== WHAT YOU ARE ASKED TO DO ==
Return exactly, please, the lines that run from the line with "Convert this chart to matplotlib code." to the line with "mfc='#ff0000', mec='black', mew=1.3, label='Hibrido", ends included, and omit all pictures.

[Rows from a dataset of charts and code]
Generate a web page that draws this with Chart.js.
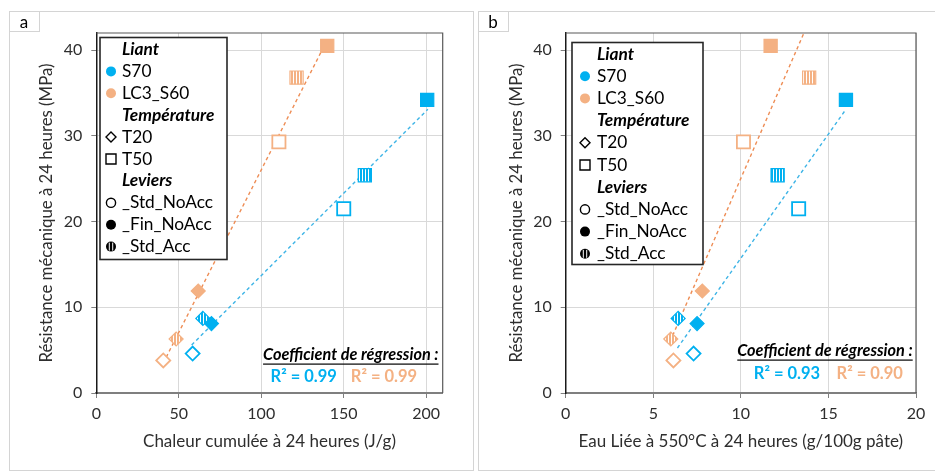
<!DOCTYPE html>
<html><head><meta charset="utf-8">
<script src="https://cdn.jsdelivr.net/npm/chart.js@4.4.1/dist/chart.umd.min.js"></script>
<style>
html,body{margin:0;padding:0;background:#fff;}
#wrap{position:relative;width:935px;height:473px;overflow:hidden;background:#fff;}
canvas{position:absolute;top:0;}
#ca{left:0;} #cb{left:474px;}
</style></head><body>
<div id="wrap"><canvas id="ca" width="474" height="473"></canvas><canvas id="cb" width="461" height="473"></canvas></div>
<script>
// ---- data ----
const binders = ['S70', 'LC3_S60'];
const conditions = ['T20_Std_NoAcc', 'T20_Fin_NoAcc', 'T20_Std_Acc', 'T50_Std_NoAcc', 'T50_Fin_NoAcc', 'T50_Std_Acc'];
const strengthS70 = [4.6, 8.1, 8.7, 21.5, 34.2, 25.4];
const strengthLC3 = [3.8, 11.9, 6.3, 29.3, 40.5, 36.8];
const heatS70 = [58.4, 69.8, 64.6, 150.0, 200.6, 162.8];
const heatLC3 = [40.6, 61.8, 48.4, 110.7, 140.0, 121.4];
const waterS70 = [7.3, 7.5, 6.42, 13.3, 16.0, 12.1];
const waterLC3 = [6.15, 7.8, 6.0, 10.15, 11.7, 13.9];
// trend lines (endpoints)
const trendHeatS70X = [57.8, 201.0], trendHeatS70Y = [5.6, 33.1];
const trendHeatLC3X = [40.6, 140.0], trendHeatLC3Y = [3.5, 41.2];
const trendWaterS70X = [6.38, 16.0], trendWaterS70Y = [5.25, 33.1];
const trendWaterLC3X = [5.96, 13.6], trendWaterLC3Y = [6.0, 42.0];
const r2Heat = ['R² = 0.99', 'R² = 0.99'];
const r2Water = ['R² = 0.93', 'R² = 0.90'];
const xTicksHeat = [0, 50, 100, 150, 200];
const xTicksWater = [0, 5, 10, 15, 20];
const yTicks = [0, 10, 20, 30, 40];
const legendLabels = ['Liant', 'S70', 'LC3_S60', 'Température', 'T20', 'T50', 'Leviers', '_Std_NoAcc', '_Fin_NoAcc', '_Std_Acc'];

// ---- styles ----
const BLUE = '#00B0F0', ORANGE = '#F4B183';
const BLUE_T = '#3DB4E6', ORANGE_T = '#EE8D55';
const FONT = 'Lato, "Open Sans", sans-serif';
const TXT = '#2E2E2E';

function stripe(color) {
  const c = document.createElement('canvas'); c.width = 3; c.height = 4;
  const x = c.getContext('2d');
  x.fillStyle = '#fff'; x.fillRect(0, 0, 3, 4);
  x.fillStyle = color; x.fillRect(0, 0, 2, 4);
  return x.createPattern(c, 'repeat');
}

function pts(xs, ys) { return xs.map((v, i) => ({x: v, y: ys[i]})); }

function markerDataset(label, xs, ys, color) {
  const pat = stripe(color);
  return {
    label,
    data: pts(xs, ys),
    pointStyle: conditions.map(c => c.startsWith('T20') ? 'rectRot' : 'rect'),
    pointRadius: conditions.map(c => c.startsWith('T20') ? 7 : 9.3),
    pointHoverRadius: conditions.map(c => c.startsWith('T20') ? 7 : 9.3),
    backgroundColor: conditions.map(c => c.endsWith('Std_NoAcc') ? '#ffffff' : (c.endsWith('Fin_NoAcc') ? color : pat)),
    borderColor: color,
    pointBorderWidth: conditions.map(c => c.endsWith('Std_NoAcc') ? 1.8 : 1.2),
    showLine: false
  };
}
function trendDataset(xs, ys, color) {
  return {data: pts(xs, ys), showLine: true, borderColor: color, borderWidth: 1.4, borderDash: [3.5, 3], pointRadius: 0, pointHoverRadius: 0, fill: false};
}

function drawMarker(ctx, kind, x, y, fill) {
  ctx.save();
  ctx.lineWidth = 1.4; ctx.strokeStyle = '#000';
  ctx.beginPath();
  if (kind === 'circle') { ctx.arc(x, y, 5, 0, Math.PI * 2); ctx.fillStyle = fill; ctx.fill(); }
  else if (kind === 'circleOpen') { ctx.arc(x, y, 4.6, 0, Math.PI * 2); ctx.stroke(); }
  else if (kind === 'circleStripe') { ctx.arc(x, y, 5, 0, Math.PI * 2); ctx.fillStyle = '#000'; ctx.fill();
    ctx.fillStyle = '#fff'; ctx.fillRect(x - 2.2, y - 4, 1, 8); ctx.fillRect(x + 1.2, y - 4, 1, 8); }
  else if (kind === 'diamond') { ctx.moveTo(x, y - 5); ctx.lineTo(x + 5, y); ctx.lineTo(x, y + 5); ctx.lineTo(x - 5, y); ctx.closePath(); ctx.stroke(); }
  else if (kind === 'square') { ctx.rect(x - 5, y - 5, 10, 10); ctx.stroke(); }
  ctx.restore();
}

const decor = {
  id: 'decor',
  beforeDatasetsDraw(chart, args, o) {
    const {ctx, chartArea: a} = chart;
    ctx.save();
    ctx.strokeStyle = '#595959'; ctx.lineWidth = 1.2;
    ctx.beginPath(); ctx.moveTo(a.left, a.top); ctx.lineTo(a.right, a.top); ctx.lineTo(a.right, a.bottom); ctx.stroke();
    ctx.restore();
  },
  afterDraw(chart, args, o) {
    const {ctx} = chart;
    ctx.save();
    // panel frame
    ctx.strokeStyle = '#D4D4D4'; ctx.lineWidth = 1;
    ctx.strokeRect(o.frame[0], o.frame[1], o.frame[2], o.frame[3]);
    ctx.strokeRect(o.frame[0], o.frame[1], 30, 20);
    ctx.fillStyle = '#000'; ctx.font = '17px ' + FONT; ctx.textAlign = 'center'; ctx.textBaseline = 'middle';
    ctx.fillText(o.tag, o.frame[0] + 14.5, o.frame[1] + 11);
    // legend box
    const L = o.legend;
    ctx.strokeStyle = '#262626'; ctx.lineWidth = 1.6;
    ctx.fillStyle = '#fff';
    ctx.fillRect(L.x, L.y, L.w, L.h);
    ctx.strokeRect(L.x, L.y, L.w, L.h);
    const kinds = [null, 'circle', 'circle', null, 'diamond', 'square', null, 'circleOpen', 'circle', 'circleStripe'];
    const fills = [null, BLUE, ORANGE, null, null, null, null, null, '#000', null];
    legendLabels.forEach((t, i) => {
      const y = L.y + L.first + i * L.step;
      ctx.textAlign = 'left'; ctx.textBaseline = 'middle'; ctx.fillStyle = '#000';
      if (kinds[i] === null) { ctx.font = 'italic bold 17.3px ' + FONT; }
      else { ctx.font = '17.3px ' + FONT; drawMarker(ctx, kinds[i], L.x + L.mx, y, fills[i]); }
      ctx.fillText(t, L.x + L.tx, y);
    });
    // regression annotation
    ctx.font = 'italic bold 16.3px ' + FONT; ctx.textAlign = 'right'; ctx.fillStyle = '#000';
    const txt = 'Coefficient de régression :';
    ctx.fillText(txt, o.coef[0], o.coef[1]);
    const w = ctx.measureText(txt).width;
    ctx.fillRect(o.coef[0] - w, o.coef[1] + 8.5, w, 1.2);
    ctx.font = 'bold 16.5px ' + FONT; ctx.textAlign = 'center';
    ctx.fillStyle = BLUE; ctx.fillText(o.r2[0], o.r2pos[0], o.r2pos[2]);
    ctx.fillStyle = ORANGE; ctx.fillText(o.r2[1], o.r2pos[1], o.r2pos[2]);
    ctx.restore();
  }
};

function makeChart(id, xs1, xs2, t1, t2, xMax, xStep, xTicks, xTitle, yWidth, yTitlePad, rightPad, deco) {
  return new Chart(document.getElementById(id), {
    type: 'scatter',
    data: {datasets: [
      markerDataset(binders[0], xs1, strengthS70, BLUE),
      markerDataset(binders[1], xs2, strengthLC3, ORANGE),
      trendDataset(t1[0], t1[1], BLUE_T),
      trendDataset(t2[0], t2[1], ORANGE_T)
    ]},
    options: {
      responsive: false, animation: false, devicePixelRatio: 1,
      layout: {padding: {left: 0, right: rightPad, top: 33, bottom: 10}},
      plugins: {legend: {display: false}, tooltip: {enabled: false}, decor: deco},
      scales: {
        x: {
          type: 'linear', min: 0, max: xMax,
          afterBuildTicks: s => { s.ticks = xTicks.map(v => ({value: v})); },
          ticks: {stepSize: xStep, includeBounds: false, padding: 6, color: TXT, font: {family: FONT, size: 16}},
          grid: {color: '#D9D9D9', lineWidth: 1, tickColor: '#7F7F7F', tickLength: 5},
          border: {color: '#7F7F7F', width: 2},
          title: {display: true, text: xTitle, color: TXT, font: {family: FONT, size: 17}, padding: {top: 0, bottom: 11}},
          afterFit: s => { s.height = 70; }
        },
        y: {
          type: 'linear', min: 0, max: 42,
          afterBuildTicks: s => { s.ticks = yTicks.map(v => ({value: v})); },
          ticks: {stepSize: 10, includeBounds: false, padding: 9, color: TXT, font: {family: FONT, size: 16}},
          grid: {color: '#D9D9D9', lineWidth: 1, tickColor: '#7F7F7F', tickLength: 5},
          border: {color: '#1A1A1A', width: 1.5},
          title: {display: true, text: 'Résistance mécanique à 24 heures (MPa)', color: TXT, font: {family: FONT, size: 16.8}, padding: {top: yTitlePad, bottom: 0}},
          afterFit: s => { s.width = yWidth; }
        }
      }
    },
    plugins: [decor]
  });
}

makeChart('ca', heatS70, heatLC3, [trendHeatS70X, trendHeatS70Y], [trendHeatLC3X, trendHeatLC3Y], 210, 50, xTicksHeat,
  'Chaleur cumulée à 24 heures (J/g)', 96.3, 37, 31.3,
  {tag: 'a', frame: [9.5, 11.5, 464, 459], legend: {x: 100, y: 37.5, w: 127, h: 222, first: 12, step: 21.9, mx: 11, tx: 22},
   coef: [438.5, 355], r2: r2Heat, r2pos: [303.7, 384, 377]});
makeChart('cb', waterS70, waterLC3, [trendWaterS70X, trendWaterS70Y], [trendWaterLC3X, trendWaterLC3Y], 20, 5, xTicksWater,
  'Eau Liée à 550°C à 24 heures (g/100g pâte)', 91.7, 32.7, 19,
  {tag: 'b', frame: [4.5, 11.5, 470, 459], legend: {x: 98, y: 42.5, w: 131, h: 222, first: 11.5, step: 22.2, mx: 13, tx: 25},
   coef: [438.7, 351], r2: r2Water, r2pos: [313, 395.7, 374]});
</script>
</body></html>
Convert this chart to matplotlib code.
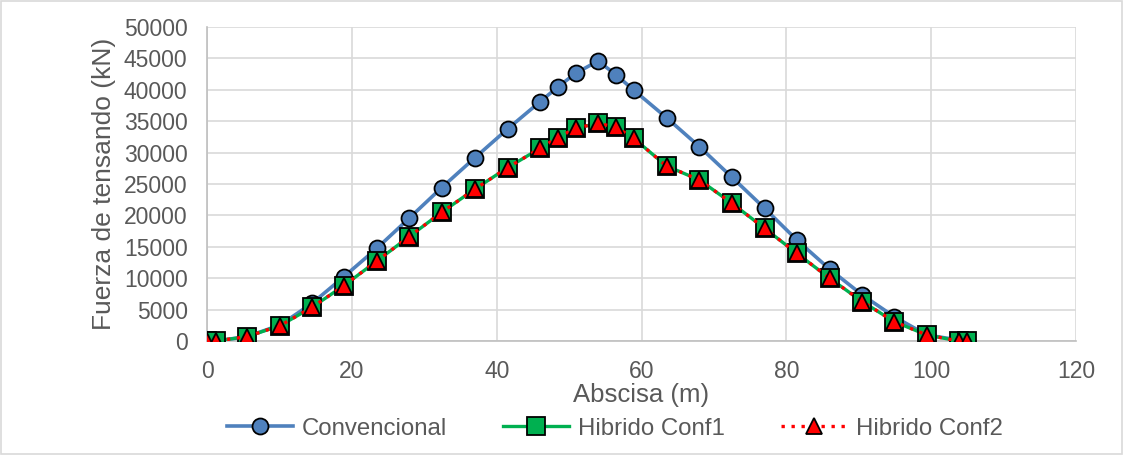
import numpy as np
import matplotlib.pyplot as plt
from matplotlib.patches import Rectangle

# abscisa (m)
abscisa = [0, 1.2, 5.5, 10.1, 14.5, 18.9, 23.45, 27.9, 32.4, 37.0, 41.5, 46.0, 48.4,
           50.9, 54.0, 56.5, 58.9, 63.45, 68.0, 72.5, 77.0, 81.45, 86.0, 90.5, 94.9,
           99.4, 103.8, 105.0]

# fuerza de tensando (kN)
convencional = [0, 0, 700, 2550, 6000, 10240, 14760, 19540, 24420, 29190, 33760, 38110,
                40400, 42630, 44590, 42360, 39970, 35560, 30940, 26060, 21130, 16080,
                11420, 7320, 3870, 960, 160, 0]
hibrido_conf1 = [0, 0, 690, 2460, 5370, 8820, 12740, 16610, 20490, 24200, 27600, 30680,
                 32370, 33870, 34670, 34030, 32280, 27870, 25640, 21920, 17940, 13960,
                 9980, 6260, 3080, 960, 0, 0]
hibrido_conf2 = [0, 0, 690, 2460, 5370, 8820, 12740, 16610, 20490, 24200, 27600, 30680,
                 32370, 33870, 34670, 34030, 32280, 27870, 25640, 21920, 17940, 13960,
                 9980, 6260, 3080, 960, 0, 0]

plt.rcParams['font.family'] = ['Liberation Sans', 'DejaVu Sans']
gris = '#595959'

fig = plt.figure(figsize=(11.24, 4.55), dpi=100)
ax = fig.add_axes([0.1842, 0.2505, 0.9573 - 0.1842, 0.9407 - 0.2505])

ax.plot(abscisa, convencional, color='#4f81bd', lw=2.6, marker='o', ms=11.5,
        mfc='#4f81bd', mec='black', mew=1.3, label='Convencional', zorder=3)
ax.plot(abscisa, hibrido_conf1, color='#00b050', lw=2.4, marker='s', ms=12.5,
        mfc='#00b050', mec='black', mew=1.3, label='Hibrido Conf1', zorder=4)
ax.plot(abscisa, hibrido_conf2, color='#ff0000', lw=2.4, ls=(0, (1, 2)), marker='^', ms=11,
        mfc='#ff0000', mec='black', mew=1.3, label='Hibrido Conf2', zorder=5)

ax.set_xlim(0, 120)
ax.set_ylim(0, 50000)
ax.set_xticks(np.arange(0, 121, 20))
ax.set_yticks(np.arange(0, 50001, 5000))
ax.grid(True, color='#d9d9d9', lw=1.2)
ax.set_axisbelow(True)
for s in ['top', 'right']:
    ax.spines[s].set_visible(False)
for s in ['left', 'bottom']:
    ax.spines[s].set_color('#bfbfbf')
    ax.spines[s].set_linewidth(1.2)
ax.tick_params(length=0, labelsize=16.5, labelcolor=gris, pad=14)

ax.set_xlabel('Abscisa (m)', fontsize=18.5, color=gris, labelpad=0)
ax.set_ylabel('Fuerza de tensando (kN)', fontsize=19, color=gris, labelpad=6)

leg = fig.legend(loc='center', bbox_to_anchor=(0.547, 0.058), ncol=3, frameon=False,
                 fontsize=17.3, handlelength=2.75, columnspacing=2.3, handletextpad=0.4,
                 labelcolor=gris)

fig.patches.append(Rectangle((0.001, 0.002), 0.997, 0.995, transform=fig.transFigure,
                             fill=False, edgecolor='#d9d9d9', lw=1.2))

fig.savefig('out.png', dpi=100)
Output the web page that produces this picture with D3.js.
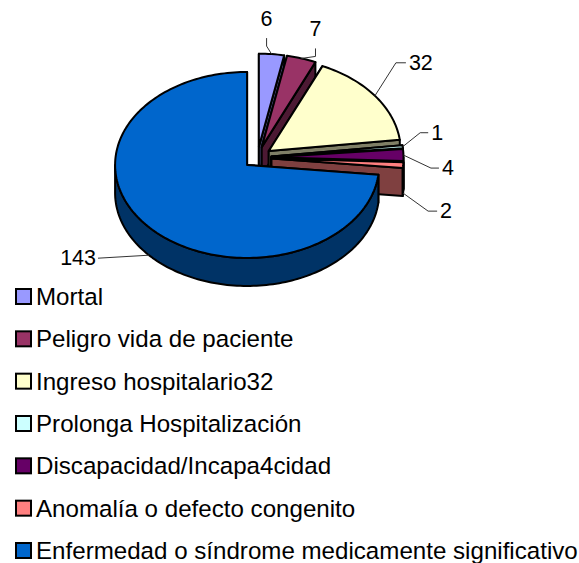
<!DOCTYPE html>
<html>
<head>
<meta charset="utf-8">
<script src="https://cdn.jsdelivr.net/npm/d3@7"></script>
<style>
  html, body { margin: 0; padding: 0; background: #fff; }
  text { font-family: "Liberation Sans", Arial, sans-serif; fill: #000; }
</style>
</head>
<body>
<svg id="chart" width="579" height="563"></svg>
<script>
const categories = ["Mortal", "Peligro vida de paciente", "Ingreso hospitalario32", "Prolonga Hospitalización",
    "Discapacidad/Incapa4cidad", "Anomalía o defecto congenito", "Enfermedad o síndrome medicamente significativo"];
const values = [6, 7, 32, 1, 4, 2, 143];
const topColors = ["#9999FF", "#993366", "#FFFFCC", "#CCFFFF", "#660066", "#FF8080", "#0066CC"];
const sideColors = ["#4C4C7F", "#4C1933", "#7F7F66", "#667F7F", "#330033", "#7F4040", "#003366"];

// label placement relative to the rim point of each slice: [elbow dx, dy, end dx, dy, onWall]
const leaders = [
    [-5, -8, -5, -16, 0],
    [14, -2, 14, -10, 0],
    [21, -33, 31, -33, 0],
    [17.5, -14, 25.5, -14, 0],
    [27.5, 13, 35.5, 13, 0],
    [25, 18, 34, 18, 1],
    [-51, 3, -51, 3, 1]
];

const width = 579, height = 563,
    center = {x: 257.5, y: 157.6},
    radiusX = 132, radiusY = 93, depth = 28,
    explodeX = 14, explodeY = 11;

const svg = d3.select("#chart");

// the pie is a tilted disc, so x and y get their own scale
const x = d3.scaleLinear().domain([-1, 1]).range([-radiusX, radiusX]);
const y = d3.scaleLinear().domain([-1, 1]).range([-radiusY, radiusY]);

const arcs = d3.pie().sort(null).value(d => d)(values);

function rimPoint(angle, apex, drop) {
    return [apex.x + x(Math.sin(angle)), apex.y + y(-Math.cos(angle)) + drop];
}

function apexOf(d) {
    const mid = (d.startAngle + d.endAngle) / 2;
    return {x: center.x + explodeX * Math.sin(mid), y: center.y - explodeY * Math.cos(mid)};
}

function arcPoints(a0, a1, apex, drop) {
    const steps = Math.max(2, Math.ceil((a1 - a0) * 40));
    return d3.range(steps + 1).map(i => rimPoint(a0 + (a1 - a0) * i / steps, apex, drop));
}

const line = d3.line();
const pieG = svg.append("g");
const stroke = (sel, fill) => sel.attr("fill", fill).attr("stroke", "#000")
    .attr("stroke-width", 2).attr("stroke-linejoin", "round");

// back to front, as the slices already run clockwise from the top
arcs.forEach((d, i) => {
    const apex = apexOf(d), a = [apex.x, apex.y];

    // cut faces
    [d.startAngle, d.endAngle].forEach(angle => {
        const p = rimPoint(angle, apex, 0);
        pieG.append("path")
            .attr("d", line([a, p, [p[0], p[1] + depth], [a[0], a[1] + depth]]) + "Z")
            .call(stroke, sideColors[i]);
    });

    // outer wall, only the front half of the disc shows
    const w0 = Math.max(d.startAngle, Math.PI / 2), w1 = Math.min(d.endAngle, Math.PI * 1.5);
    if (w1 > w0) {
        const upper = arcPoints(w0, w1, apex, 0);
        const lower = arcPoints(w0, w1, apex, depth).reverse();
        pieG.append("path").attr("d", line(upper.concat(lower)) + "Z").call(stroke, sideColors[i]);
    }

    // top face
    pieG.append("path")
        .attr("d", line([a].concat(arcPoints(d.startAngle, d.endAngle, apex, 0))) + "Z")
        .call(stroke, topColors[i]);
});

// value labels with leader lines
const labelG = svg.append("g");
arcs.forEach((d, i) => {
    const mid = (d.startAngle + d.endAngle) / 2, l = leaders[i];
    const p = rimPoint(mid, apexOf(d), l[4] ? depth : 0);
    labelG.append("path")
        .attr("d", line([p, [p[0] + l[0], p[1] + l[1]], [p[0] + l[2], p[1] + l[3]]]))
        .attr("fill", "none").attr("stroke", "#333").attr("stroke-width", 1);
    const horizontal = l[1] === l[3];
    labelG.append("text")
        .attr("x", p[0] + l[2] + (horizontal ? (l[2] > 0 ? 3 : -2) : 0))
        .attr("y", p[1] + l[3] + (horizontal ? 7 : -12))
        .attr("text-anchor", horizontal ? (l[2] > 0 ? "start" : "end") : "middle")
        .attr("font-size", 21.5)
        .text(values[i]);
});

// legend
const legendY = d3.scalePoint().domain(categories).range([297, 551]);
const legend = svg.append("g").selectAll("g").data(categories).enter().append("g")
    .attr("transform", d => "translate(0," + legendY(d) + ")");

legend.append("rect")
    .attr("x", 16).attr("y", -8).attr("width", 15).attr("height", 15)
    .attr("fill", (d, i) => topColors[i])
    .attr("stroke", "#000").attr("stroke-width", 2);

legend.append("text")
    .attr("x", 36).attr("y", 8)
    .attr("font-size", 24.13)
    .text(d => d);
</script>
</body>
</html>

== TASK RESPONSE ==
Convert this chart to matplotlib code.
import numpy as np
import matplotlib.pyplot as plt
from matplotlib.patches import Rectangle

# abscisa (m)
abscisa = [0, 1.2, 5.5, 10.1, 14.5, 18.9, 23.45, 27.9, 32.4, 37.0, 41.5, 46.0, 48.4,
           50.9, 54.0, 56.5, 58.9, 63.45, 68.0, 72.5, 77.0, 81.45, 86.0, 90.5, 94.9,
           99.4, 103.8, 105.0]

# fuerza de tensando (kN)
convencional = [0, 0, 700, 2550, 6000, 10240, 14760, 19540, 24420, 29190, 33760, 38110,
                40400, 42630, 44590, 42360, 39970, 35560, 30940, 26060, 21130, 16080,
                11420, 7320, 3870, 960, 160, 0]
hibrido_conf1 = [0, 0, 690, 2460, 5370, 8820, 12740, 16610, 20490, 24200, 27600, 30680,
                 32370, 33870, 34670, 34030, 32280, 27870, 25640, 21920, 17940, 13960,
                 9980, 6260, 3080, 960, 0, 0]
hibrido_conf2 = [0, 0, 690, 2460, 5370, 8820, 12740, 16610, 20490, 24200, 27600, 30680,
                 32370, 33870, 34670, 34030, 32280, 27870, 25640, 21920, 17940, 13960,
                 9980, 6260, 3080, 960, 0, 0]

plt.rcParams['font.family'] = ['Liberation Sans', 'DejaVu Sans']
gris = '#595959'

fig = plt.figure(figsize=(11.24, 4.55), dpi=100)
ax = fig.add_axes([0.1842, 0.2505, 0.9573 - 0.1842, 0.9407 - 0.2505])

ax.plot(abscisa, convencional, color='#4f81bd', lw=2.6, marker='o', ms=11.5,
        mfc='#4f81bd', mec='black', mew=1.3, label='Convencional', zorder=3)
ax.plot(abscisa, hibrido_conf1, color='#00b050', lw=2.4, marker='s', ms=12.5,
        mfc='#00b050', mec='black', mew=1.3, label='Hibrido Conf1', zorder=4)
ax.plot(abscisa, hibrido_conf2, color='#ff0000', lw=2.4, ls=(0, (1, 2)), marker='^', ms=11,
        mfc='#ff0000', mec='black', mew=1.3, label='Hibrido Conf2', zorder=5)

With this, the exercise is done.